Justamente aquí yace la incomodidad y la parte más inquietante de tan triste panorama que se nos presenta. Uno puede llegar a términos con la existencia de la maldad, de la inconsciencia y demás características nefarias siempre y cuando se encuentren contenidas en uno o dos individuos irredimibles, pero resulta mucho más terrorífico pensar que colectivamente estamos dispuestos a quedarnos de brazos cruzados y verlo suceder sin hacer nada al respecto, o peor aún, ser parte de ello.
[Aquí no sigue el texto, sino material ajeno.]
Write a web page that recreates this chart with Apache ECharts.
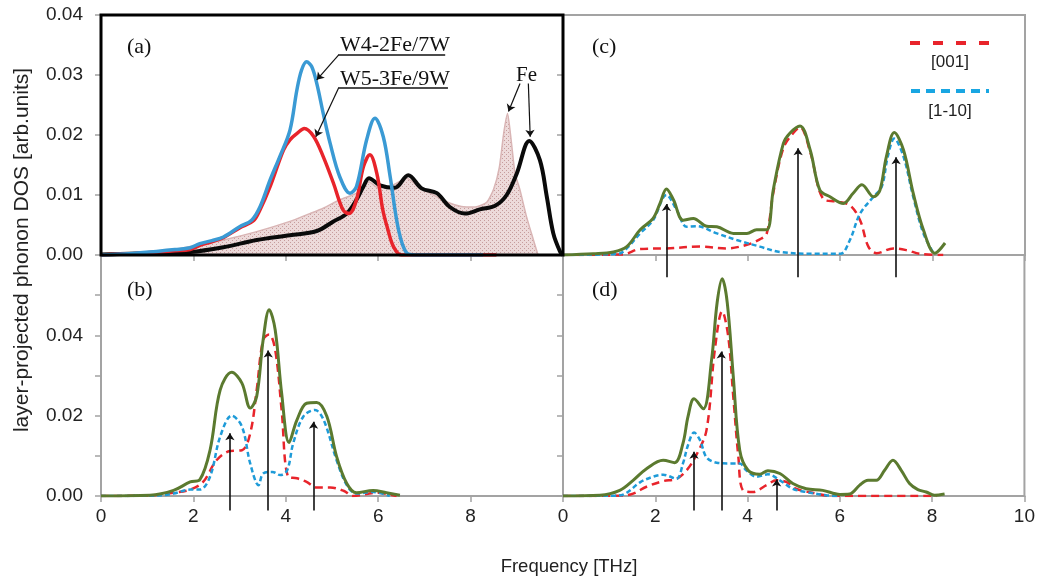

El psicólogo Stanley Milgram en la década de los sesentas se cuestionó porque millones de jóvenes alemanes habían cometido las atrocidades que colectivamente culminaron en la tragedia del holocausto. La respuesta a su experimento no fue muy alentadora. En el seguir órdenes se encuentra la clave psicológica por medio de la cual resulta fácil para el individuo eximirse de la responsabilidad moral de casi cualquier acto. Como los seis policias en Mineapolis, millones de soldados nazis se dijeron a si mismos que lo que estaban haciendo o presenciando era meramente parte de la estructura de mando, era la consecuencia lógica de las órdenes impuestas por sus superiores, que lo que sucedía no era su culpa ni responsabilidad y de tal manera cruzaron lineas que normalmente jamás soñarían en cruzar.
Resulta importante entonces reflexionar sobre el poder de las estructuras sociales sobre nuestras conductas, y reflexionar también sobre la necesidad de examinar nuestros actos y los de nuestro entorno bajo el espejo de la moralidad, y nuestra responsabilidad en la vida cotidiana de alzar la voz ante las injusticias, de no aceptar tácitamente aquello que nos parezca reprobable, y de recuperar y asumir nuestros valores en todas las acciones que tomamos, por más pequeñas que sean. Quizá de esa manera podremos efectuar un cambio minúsculo pero definitivo sobre la sociedad en la que habitamos. Si para que el mal triunfe basta con que los hombres buenos no hagan nada, resulta imperativo que nos mantengamos alerta y estemos dispuestos a actuar, en el momento necesario, sin importar las consecuencias para defender los valores que consideramos esenciales como seres humanos.